Exercise goal: Print the listing in its entirety and exactly, leaving out images.

Given material:
------------------------------------

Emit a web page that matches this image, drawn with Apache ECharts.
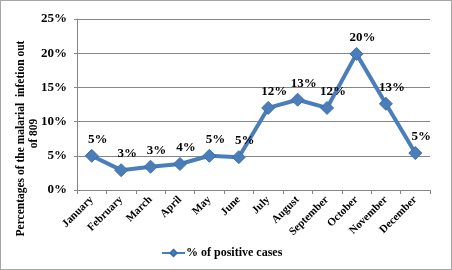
<!DOCTYPE html>
<html>
<head>
<meta charset="utf-8">
<script src="https://cdn.jsdelivr.net/npm/echarts@6/dist/echarts.min.js"></script>
<style>
  html, body { margin: 0; padding: 0; background: #fff; }
  #chart { width: 450px; height: 268px; border: 1px solid #a6a6a6; }
</style>
</head>
<body>
<div id="chart"></div>
<script>
// months on the x axis
var months = ['January', 'February', 'March', 'April', 'May', 'June',
  'July', 'August', 'September', 'October', 'November', 'December'];
// % of positive cases
var positive = [5.0, 2.9, 3.4, 3.8, 5.0, 4.8, 12.0, 13.2, 12.0, 19.9, 12.6, 5.4];
var seriesName = '% of positive cases';
var yTitle1 = 'Percentages of the malarial  infetion out';
var yTitle2 = 'of 809';

var font = 'Liberation Serif';
var chart = echarts.init(document.getElementById('chart'));
chart.setOption({
  animation: false,
  textStyle: { fontFamily: font, fontWeight: 'bold', color: '#000' },
  grid: { left: 76, right: 21, top: 18, bottom: 79, outerBoundsMode: 'none' },
  legend: {
    data: [seriesName],
    bottom: 5,
    left: 155,
    itemWidth: 23,
    itemHeight: 8,
    itemGap: 2,
    textStyle: { fontFamily: font, fontWeight: 'bold', fontSize: 12, color: '#000', padding: [0, 0, 0, -4] }
  },
  xAxis: {
    type: 'category',
    data: months,
    boundaryGap: true,
    axisLine: { lineStyle: { color: '#868686' } },
    axisTick: { show: true, length: 4, lineStyle: { color: '#868686' } },
    axisLabel: {
      rotate: 45, fontSize: 11, fontWeight: 'bold', fontFamily: font,
      color: '#000', margin: 8, interval: 0
    }
  },
  yAxis: {
    type: 'value',
    min: 0, max: 25, interval: 5,
    name: '{a|' + yTitle1 + '}\n{b|' + yTitle2 + '}',
    nameLocation: 'middle',
    nameGap: 36,
    nameMoveOverlap: false,
    nameTextStyle: {
      fontFamily: font, fontWeight: 'bold', fontSize: 11.5, color: '#000',
      lineHeight: 13,
      rich: {
        // push each line down the left edge, as in the reference
        a: { fontFamily: font, fontWeight: 'bold', fontSize: 11.5, lineHeight: 13, padding: [0, 68, 0, 0] },
        b: { fontFamily: font, fontWeight: 'bold', fontSize: 11.5, lineHeight: 13, padding: [0, 58, 0, 0] }
      }
    },
    axisLine: { show: true, lineStyle: { color: '#868686' } },
    axisTick: { show: true, length: 3, lineStyle: { color: '#868686' } },
    splitLine: { lineStyle: { color: '#868686' } },
    axisLabel: {
      formatter: '{value}%', fontSize: 13, fontWeight: 'bold',
      fontFamily: font, color: '#000', margin: 10
    }
  },
  series: [{
    name: seriesName,
    type: 'line',
    data: positive,
    symbol: 'diamond',
    symbolSize: 13,
    lineStyle: { width: 4, color: '#4a7ebb' },
    itemStyle: { color: '#4a7ebb', borderColor: '#3e6ea8', borderWidth: 1 },
    label: {
      show: true,
      position: 'top',
      offset: [6, 0],
      distance: 3,
      fontFamily: font, fontWeight: 'bold', fontSize: 13, color: '#000',
      formatter: function (p) { return Math.round(p.value) + '%'; }
    }
  }]
});
</script>
</body>
</html>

------------------------------------

Answer:
Emit a web page that matches this image, drawn with Apache ECharts.
<!DOCTYPE html>
<html>
<head>
<meta charset="utf-8">
<script src="https://cdn.jsdelivr.net/npm/echarts@6/dist/echarts.min.js"></script>
<style>
  html, body { margin: 0; padding: 0; background: #fff; }
  #chart { width: 450px; height: 268px; border: 1px solid #a6a6a6; }
</style>
</head>
<body>
<div id="chart"></div>
<script>
// months on the x axis
var months = ['January', 'February', 'March', 'April', 'May', 'June',
  'July', 'August', 'September', 'October', 'November', 'December'];
// % of positive cases
var positive = [5.0, 2.9, 3.4, 3.8, 5.0, 4.8, 12.0, 13.2, 12.0, 19.9, 12.6, 5.4];
var seriesName = '% of positive cases';
var yTitle1 = 'Percentages of the malarial  infetion out';
var yTitle2 = 'of 809';

var font = 'Liberation Serif';
var chart = echarts.init(document.getElementById('chart'));
chart.setOption({
  animation: false,
  textStyle: { fontFamily: font, fontWeight: 'bold', color: '#000' },
  grid: { left: 76, right: 21, top: 18, bottom: 79, outerBoundsMode: 'none' },
  legend: {
    data: [seriesName],
    bottom: 5,
    left: 155,
    itemWidth: 23,
    itemHeight: 8,
    itemGap: 2,
    textStyle: { fontFamily: font, fontWeight: 'bold', fontSize: 12, color: '#000', padding: [0, 0, 0, -4] }
  },
  xAxis: {
    type: 'category',
    data: months,
    boundaryGap: true,
    axisLine: { lineStyle: { color: '#868686' } },
    axisTick: { show: true, length: 4, lineStyle: { color: '#868686' } },
    axisLabel: {
      rotate: 45, fontSize: 11, fontWeight: 'bold', fontFamily: font,
      color: '#000', margin: 8, interval: 0
    }
  },
  yAxis: {
    type: 'value',
    min: 0, max: 25, interval: 5,
    name: '{a|' + yTitle1 + '}\n{b|' + yTitle2 + '}',
    nameLocation: 'middle',
    nameGap: 36,
    nameMoveOverlap: false,
    nameTextStyle: {
      fontFamily: font, fontWeight: 'bold', fontSize: 11.5, color: '#000',
      lineHeight: 13,
      rich: {
        // push each line down the left edge, as in the reference
        a: { fontFamily: font, fontWeight: 'bold', fontSize: 11.5, lineHeight: 13, padding: [0, 68, 0, 0] },
        b: { fontFamily: font, fontWeight: 'bold', fontSize: 11.5, lineHeight: 13, padding: [0, 58, 0, 0] }
      }
    },
    axisLine: { show: true, lineStyle: { color: '#868686' } },
    axisTick: { show: true, length: 3, lineStyle: { color: '#868686' } },
    splitLine: { lineStyle: { color: '#868686' } },
    axisLabel: {
      formatter: '{value}%', fontSize: 13, fontWeight: 'bold',
      fontFamily: font, color: '#000', margin: 10
    }
  },
  series: [{
    name: seriesName,
    type: 'line',
    data: positive,
    symbol: 'diamond',
    symbolSize: 13,
    lineStyle: { width: 4, color: '#4a7ebb' },
    itemStyle: { color: '#4a7ebb', borderColor: '#3e6ea8', borderWidth: 1 },
    label: {
      show: true,
      position: 'top',
      offset: [6, 0],
      distance: 3,
      fontFamily: font, fontWeight: 'bold', fontSize: 13, color: '#000',
      formatter: function (p) { return Math.round(p.value) + '%'; }
    }
  }]
});
</script>
</body>
</html>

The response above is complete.